In the General Prologue and The Reeve’s Tale, by Chaucer (Pearl GEM 0160, 77:54, kochentertainment.com), one can make out a great deal of the story, but more important, his hypnotic story telling can be listened to as music. The rhythm and cadence, the rise and fall of his voice for the first time made me feel I can truly understand how, although Chaucer didn’t fit into this category, the epic poems were heard and passed down through the millennia. I will purchase the rest of the series as they are released. These recordings, formerly on U.K. cassettes, have excellent sound, and the 45 separate tracks make it very easy to navigate.

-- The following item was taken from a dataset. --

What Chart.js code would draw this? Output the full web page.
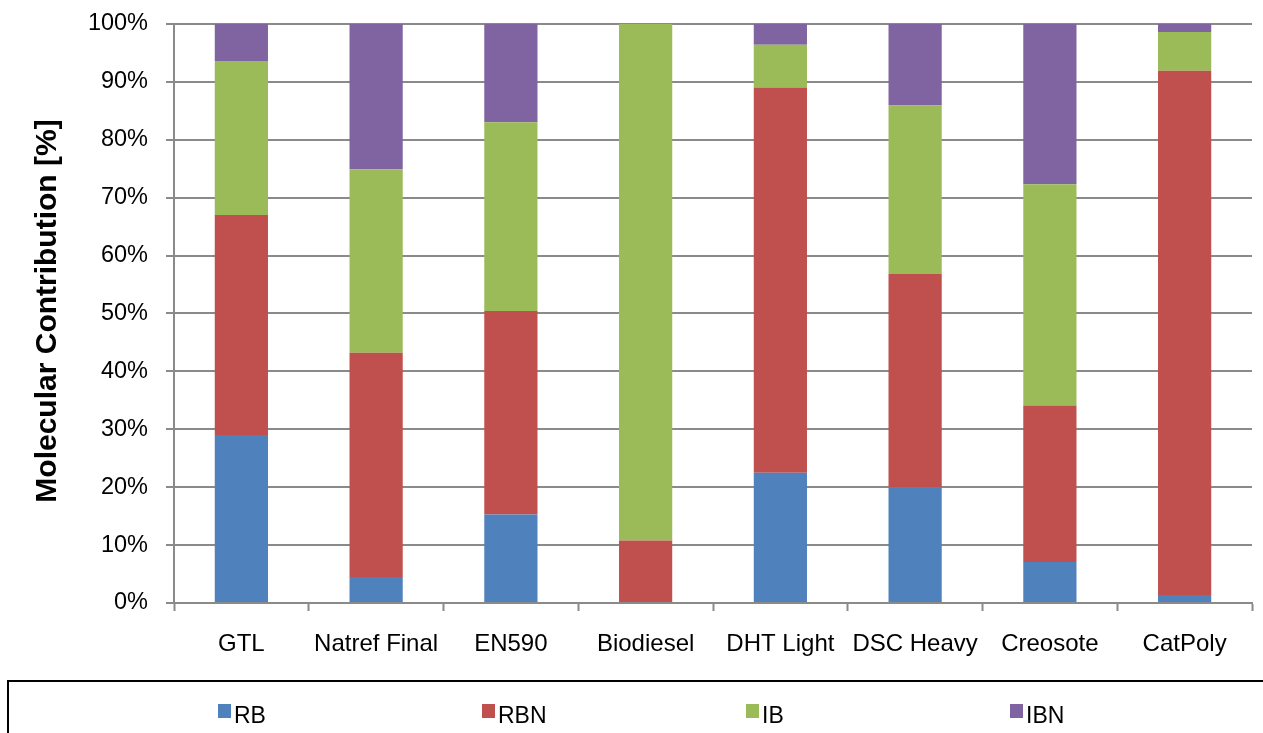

Robin Nolan Trio’s Mediterranean Blues (Refined Records, RR 1003, 63:34, www.refinedrecords.com) is recompilation from three previous anthologies. Guitarist Nolan is tasty and, to his credit, short on flash, and to his detriment, short on excitement. The jacket labels this “Latin-fused acoustic jazz.” You needn’t worry about the fuse; it’s pure jazz. As for Latin, well there is the Spanish guitar sound, but Django is rightly claimed the influence. Run-on alert, but I’m ticked off: Shame on George Harrison, whose Electronic Sound, on Apple’s experimental music imprint Zapple, is one of the great lost computer-music discs (did he actually create it all by himself?) and was a darned shrieking mop-top after all, for his blurb which reads, “In these days of cacacophony, it’s good to hear some proper music!” With an exclamation mark yet! The boy must have forgotten. As for Nolan, I’d be delighted to hear this in a cafe, or while chatting. Exemplary sonics, and not too refined. Any collector of Indian LPs discs is familiar with the EMI Dum Dum record plant. As kids we used to have fun with that, all the while enrapt with raag and filmi music.

The Dum Dum Project is a dance cum ambient ensemble of fine musicians, with a disc that isn’t quite bhangra, nor is it trance. Export Quality (Groovy Sounds groove 05, 56:04, silvascreen.com) is what most call groove; to my taste better for dance than for listening. Place Indian vocals and instruments whooshing over the beats in an arena similar to Medeski, Martin and Woods, or Spring Heel Jack. Then dance.

The Erköse Ensemble: Gypsy Music of Turkey
(Time Square TSQD 9008, 53:09, silvascreen.com).

This ensemble wears its heart in its playing, balancing that magical line between the ‘sleeve’ and the intellect, for this is very emotional music, yet it is not merely party music. The clarinet is the historical and sonic connection here, sounding like a middle eastern shenai, but one also clearly hears the tzigane roots of a klezmer-like music. The rhythm section is subtly propulsive, and nothing like those dreary eight-disc sets of taqsim I regret buying. The disc is a winner on all fronts, with two pages of well-written notes in small print about the history and the structure of the music, though I wish for photos of the players and the instruments. Recorded in Istanbul in 1991, this session is for anyone who collects Ocoro. World Music Library, Buda and other labels of the traditional musics. Beyond that, anyone interested in the klezmer and eastern based jazz proliferating on the ‘downtown’ scene will greatly enjoy this set. It’s prominently labeled “02” on the cover, so off I search for what else this small label has to offer.